Thursday, May 8, 2008

the enlightenment that comes from shuffle play

I am the proud owner of a brand new Ipod - I have never before owned or even used a portable MP3 player, and having had this only for a few days now I can already say that I love it. I am at the beginning of what will be a long process of transferring something like 1200 CD's first to my laptop and then to the Ipod (I got the 160 GB model so I think that should hold everything with room to spare). So far I am in the middle of "Beethoven" (most of our CD's are in something like alphabetical order) and I am re-discovering some wonderful recordings like Carlos Kleiber's Beethoven 7 with the Vienna Philharmonic, which is absolutely positively on my desert-island discography - of course, thanks to my Ipod, the list of recordings I could bring to such an isolated place is now outrageously large.

It may surprise people who know me to find that I am enjoying the "shuffle play" feature of my Ipod - yes, I find the sense of the "whole" in, say, the op. 57 Sonata to be important; a great piece of music is definitely more than the sum of its parts. So it is a little odd to hear a movement of the Barber Piano Concerto, followed by one brief Bach "Goldberg" Variation, Maria Callas singing Bellini, and then the first movt of Beethoven op. 14#1 (as you can see, I am basically limited to composers whose name starts with "B" - are any of you familiar with the children's book that my kids like called "the 'B' Book"?)

I actually believe that shuffle play is an important and potentially enlightening part of the world today. Why? So much of the way people experience music and other media nowadays is "on-demand" - we expect to hear what we want, when we want to hear it. In my previous post, for example, I noted the pleasure I had from downloading Rachmaninoff Preludes in a matter of minutes for my immediate consumption. By contrast, there was a time (long before I was born!) when you could only listen to a couple of radio stations - maybe the baseball game and the Metropolitan Opera broadcast. Of course it is great to get what we think we want - but what about the many things we don't already know about, or which we have perhaps forgotten? Rather than do a google news search for the stuff we think we care about, what about learning about something unexpected? It is important sometimes to cede some control of our lives and allow our minds to receive the unplanned. The nation and the world become increasingly fractured, a kind of modern-day Tower of Babel, when we each spend our time listening only to music we already like, or to political commentators with whom we already agree, associating only with people who are in the same profession, or of the same social group or the same religion.

The above link is an article in the Boston Globe about different personality types and where they tend to live. The extent of my knowledge on the subject is what I read in the article, but it does seem like an interesting field of study. One personality "barometer" is "openness to experience," and I think this is something that is definitely endangered by the "on-demand" culture that new technology has made possible.
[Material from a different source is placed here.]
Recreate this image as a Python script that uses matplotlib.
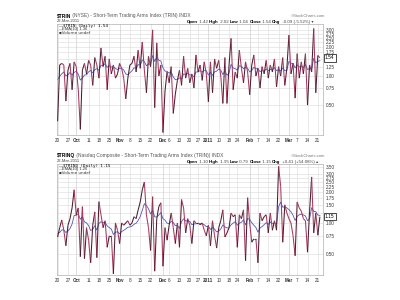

So my advice to myself is: use that shuffle play once in a while and discover something unexpected.

My wife and I don't really rent movies as much as we used to (the leisure time to watch movies is quite scarce these days) but we used to enforce a strict policy of alternating the choice of movie -and we would not make an effort to accomodate the other person's tastes. As a result I saw some chick flicks that I would never have chosen on my own (e.g. "Steel Magnolias") but ended up really enjoying (I admit it!).

1 comment:

ckoh71 said...

Welcome to the wonderful world of iPods! They are fabulous inventions, are they not? As someone who owns (or used to own) almost every iteration of the iPod - I share your enthusiasm for the device. I also agree about the Shuffle - I actually really like ceding some control over what I will get to hear next. This is particularly true when I've had to borrow my sister's Shuffle (after losing a few Shuffles - be careful about where you put them because they're so darn small you could easily misplace them!). Not only do I not know what to expect next, but when I'm listening to her Shuffle - I'm exposed to music I don't know or haven't thought about listening to in eons. I also feel like sometimes my iPod is secretly sending me messages by stringing together songs. Keep listening to your iPod - I guarantee you'll start sensing patterns. Of course, there will always be some connective tissue because it's always music that you put on the iPod and that clearly speaks to you - but sometimes, it's very uncanny. BTW, that Carlos Kleiber recording of Beethoven's 7th is amazing. I was saddened to learn that he died a few years back. I wanted to see him conduct in person one day & that never happened. At least we have his phenomenal recordings of Brahms and Beethoven which always astonish me - no matter how many times I've heard them.